Menurutnya, para menteri itu seharusnya bisa membedakan, mana saat mereka dalam posisi pejabat negara, dan ketika sedang menjadi petugas partai.
“Namun, sepertinya pejabat kita memang terkadang tak acuh soal etika. Kadang-kadang tak merasa bersalah dan diterabas saja,” kata Ujang.
Lebih lanjut, ia pun meminta, agar Presiden Jokowi bisa bertindak tegas, memberikan peringatan kepada para menteri itu.
Sebab jika dibiarkan, bukan tak mungkin ke depannya akan berdampak pada kesejahteraan masyarakat, karena mereka lebih mengutamakan kepentingan partai dibanding rakyat.
“Akhirnya rakyat hanya menjadi objek penderita.
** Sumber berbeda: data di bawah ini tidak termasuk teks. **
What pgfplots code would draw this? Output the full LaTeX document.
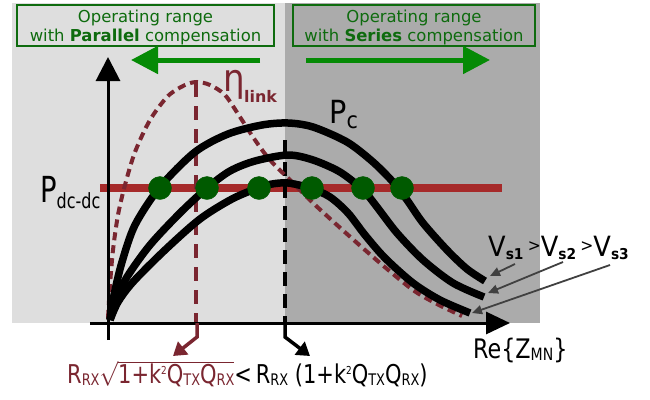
\documentclass[border=0pt]{standalone}
\usepackage{pgfplots}
\pgfplotsset{compat=1.18}
\usepackage{fontspec}
\setmainfont{DejaVu Sans}
\newfontfamily\cond{DejaVu Sans Condensed}
\usetikzlibrary{arrows.meta}
\definecolor{bgA}{HTML}{DEDEDE}
\definecolor{bgB}{HTML}{ABABAB}
\definecolor{boxg}{HTML}{0E6B0E}
\definecolor{arrg}{HTML}{058A05}
\definecolor{dotg}{HTML}{005A00}
\definecolor{pline}{HTML}{A62A2A}
\definecolor{etac}{HTML}{7A2630}
\definecolor{garr}{HTML}{404040}
\newcommand{\fs}[1]{\fontsize{#1}{#1}\selectfont}
\begin{document}
\begin{tikzpicture}
\begin{axis}[width=650bp,height=399bp,scale only axis,xmin=0,xmax=650,ymin=0,ymax=399,y dir=reverse,hide axis,clip=false]
\addplot[draw=none,fill=white,forget plot] coordinates {(0,0)(650,0)(650,399)(0,399)} -- cycle;
\addplot[draw=none,fill=bgA,forget plot] coordinates {(12,3)(285,3)(285,323)(12,323)} -- cycle;
\addplot[draw=none,fill=bgB,forget plot] coordinates {(285,3)(540,3)(540,323)(285,323)} -- cycle;
% boxes
\draw[boxg,line width=2bp] (17,5) rectangle (274,46);
\draw[boxg,line width=2bp] (293,5) rectangle (535,46);
\node[boxg,align=center,font=\fontsize{16.5}{20}\selectfont] at (145.5,27.5) {Operating range\\with \textbf{Parallel} compensation};
\node[boxg,align=center,font=\fontsize{16.5}{20}\selectfont] at (414,27.5) {Operating range\\with \textbf{Series} compensation};
% green arrows
\addplot[arrg,line width=5bp,-{Triangle[length=27bp,width=27bp]},forget plot] coordinates {(260,60)(131,60)};
\addplot[arrg,line width=5bp,-{Triangle[length=27bp,width=27bp]},forget plot] coordinates {(306,60)(490,60)};
% P dc-dc line
\addplot[pline,line width=7.5bp,forget plot] coordinates {(100,188)(502,188)};
% vertical dashed lines
\addplot[etac,line width=3.5bp,dash pattern=on 14bp off 9bp,forget plot] coordinates {(196,83)(196,323)};
\addplot[black,line width=3.5bp,dash pattern=on 14bp off 8bp,forget plot] coordinates {(285,140)(285,323)};
% eta link
\addplot[etac,line width=4bp,dash pattern=on 8bp off 5bp,smooth,forget plot] coordinates {
(108,318)(110,285)(113,250)(118,215)(125,185)(135,152)(150,120)(168,96)(185,85)(197,82)(210,85)(225,95)(240,117)(255,140)(270,160)(290,180)(313,203)(347,234)(380,263)(413,290)(437,304)(462,316)};
% Pc curves
\addplot[black,line width=7.5bp,smooth,forget plot] coordinates {
(110,320)(114,295)(122,262)(135,225)(160,187)(195,152)(228,134)(262,125)(288,123)(313,127)(347,142)(373,162)(393,182)(407,200)(423,223)(447,250)(467,269)(485,281)};
\addplot[black,line width=7.5bp,smooth,forget plot] coordinates {
(110,320)(116,300)(127,277)(150,245)(180,213)(207,188)(230,171)(255,161)(288,155)(313,160)(340,172)(363,190)(377,207)(397,233)(423,260)(453,283)(484,297)};
\addplot[black,line width=7.5bp,smooth,forget plot] coordinates {
(110,320)(118,302)(133,282)(165,250)(200,219)(232,199)(258,188)(272,184)(288,183)(310,188)(330,197)(348,213)(365,235)(385,258)(413,283)(440,300)(470,313)};
% dots
\addplot[only marks,mark=*,mark size=11.5bp,dotg,forget plot] coordinates {(160,188)(207,188)(259,188)(312,188)(363,188)(402,188)};
% axes
\addplot[black,line width=3bp,-{Triangle[length=24bp,width=24bp]},forget plot] coordinates {(108,340)(108,57)};
\addplot[black,line width=3bp,-{Triangle[length=24bp,width=22bp]},forget plot] coordinates {(90,323)(510,323)};
% lower arrows
\addplot[etac,line width=3.5bp,-{Triangle[length=13bp,width=16bp]},forget plot] coordinates {(197,323)(197,337)(173,356)};
\addplot[black,line width=3.5bp,-{Triangle[length=13bp,width=16bp]},forget plot] coordinates {(285,323)(285,337)(310,356)};
% gray arrows
\addplot[garr,line width=1.8bp,-{Triangle[length=10bp,width=9bp]},forget plot] coordinates {(515,264)(490,276)};
\addplot[garr,line width=1.8bp,-{Triangle[length=10bp,width=9bp]},forget plot] coordinates {(563,262)(488,293)};
\addplot[garr,line width=1.8bp,-{Triangle[length=10bp,width=9bp]},forget plot] coordinates {(610,265)(472,313)};
% labels
\node[anchor=base west,inner sep=0pt,font=\cond\fs{36}] at (40,202) {\scalebox{0.85}[1]{P\raisebox{-6bp}{\fs{21}dc-dc}}};
\node[anchor=base west,inner sep=0pt,font=\cond\fs{32}] at (329,123) {P\raisebox{-5bp}{\fs{23}c}};
\node[anchor=base west,inner sep=0pt,font=\cond\fs{38},etac] at (223,91) {η};
\node[anchor=base west,inner sep=0pt,font=\bfseries\fs{16},etac] at (244,102) {link};
\node[anchor=base west,inner sep=0pt,font=\fs{28}] at (488,256) {\scalebox{0.92}[1]{V\raisebox{-3bp}{\bfseries\fs{15}s1}\,\raisebox{5bp}{\fs{17}>}V\raisebox{-3bp}{\bfseries\fs{15}s2}\,\raisebox{5bp}{\fs{17}>}V\raisebox{-3bp}{\bfseries\fs{15}s3}}};
\node[anchor=base west,inner sep=0pt,font=\cond\fs{27}] at (473,358) {\scalebox{0.92}[1]{Re\{Z\raisebox{-2bp}{\fs{17}MN}\}}};
\node[anchor=base west,inner sep=0pt,font=\cond\fs{26}] at (67,383) {\scalebox{0.9}[1]{\textcolor{etac}{R\raisebox{-2bp}{\fs{16}RX}$\sqrt{\hbox{\cond\fs{26}1+k\raisebox{9bp}{\fs{11}2}Q\raisebox{-2bp}{\fs{16}TX}Q\raisebox{-2bp}{\fs{16}RX}}}$}<\,R\raisebox{-2bp}{\fs{16}RX}\ (1+k\raisebox{9bp}{\fs{11}2}Q\raisebox{-2bp}{\fs{16}TX}Q\raisebox{-2bp}{\fs{16}RX})}};
\end{axis}
\end{tikzpicture}
\end{document}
Bukan menjadi subjek dalam pembangunan dan politik,” tutup Ujang.
Baca Juga: Pengamat Ingatkan Jokowi soal Kemungkinan Buruk Jika Asing Kelola Aset Negara
Direktur Eksekutif Pusat Studi Konstitusi (Pusako) Universitas Andalas, Feri Amsari, pun mempunyai pendapat senada.
Ia menyayangkan sikap sejumlah menteri Jokowi yang lebih mementingkan kepentingan partai daripada negara.
Padahal, saat ini Indonesia sedang dilanda COVID-19, juga sejumlah permasalahan lainnya.
Berdasarkan Undang-undang (UU) pasal 1 Nomor 28 tahun 1999, secara eksplisit, sebenarnya penyelenggara negara tak boleh merangkap jabatan dengan kelompok lainnya.
Jika terjadi, dikhawatirkan, akan terjadi Kolusi, Korupsi, Nepotisme (KKN).
Apalagi dalam UU Nomor 39 Tahun 2008 tentang Kementerian Negara, telah diatur bahwa seorang menteri harus mengetahui kedudukan, tugas pokok, serta fungsinya.
“Kalau mereka lebih mengutamakan kerja-kerja partai, bisa dianggap tidak profesional sebagai menteri negara,” kata Feri, Selasa (10/3).
Maka jelas, Pakar Hukum Tata Negara dari Universitas Andalas itu, meminta kepada para menteri Jokowi, untuk bersikap profesional.
“Ketika mereka pergi mengurus partai ‘kan tugas-tugas menteri mereka ditinggalkan saja, ini yang jadi masalah,” ujarnya.
Feri juga meminta, agar Presiden Jokowi, mengevaluasi kinerja sejumlah menterinya itu.
Sebab, ketika mereka menggunakan jam kerja untuk menjalankan kegiatan partai, dan lebih mengutamakannya daripada rakyat, maka yang dirugikan adalah publik.
“Kalau kaya begitu ‘kan yang rugi publik. Di saat rakyat membutuhkan mereka, [mereka] malah ngurusin partai,” pungkas Feri.
Terlepas dari itu, Staf Khusus Menkominfo, Dedy Permadi mengatakan, jika Menkominfo Jhonny, telah memberikan keterangan terkait dengan kritik di atas.
Jhonny menyatakan, pertemuan Partai Nasdem dan Partai Golkar merupakan bagian dari kerja untuk mendukung program pemerintahan Jokowi, terkait Omnibus Law.
Selain itu, ia juga mengklaim, pertemuan tersebut membahas soal wabah virus Corona.
Johnny juga mengatakan, jika menteri tidak dibatasi jam kerja kantor.
“Konfirmasi sudah disampaikan Pak Menteri, jadi saya tidak menambahkan konfirmasi apa pun. Kalau saya, merujuk ke statemen Pak Menteri saja,” jawab Dedy.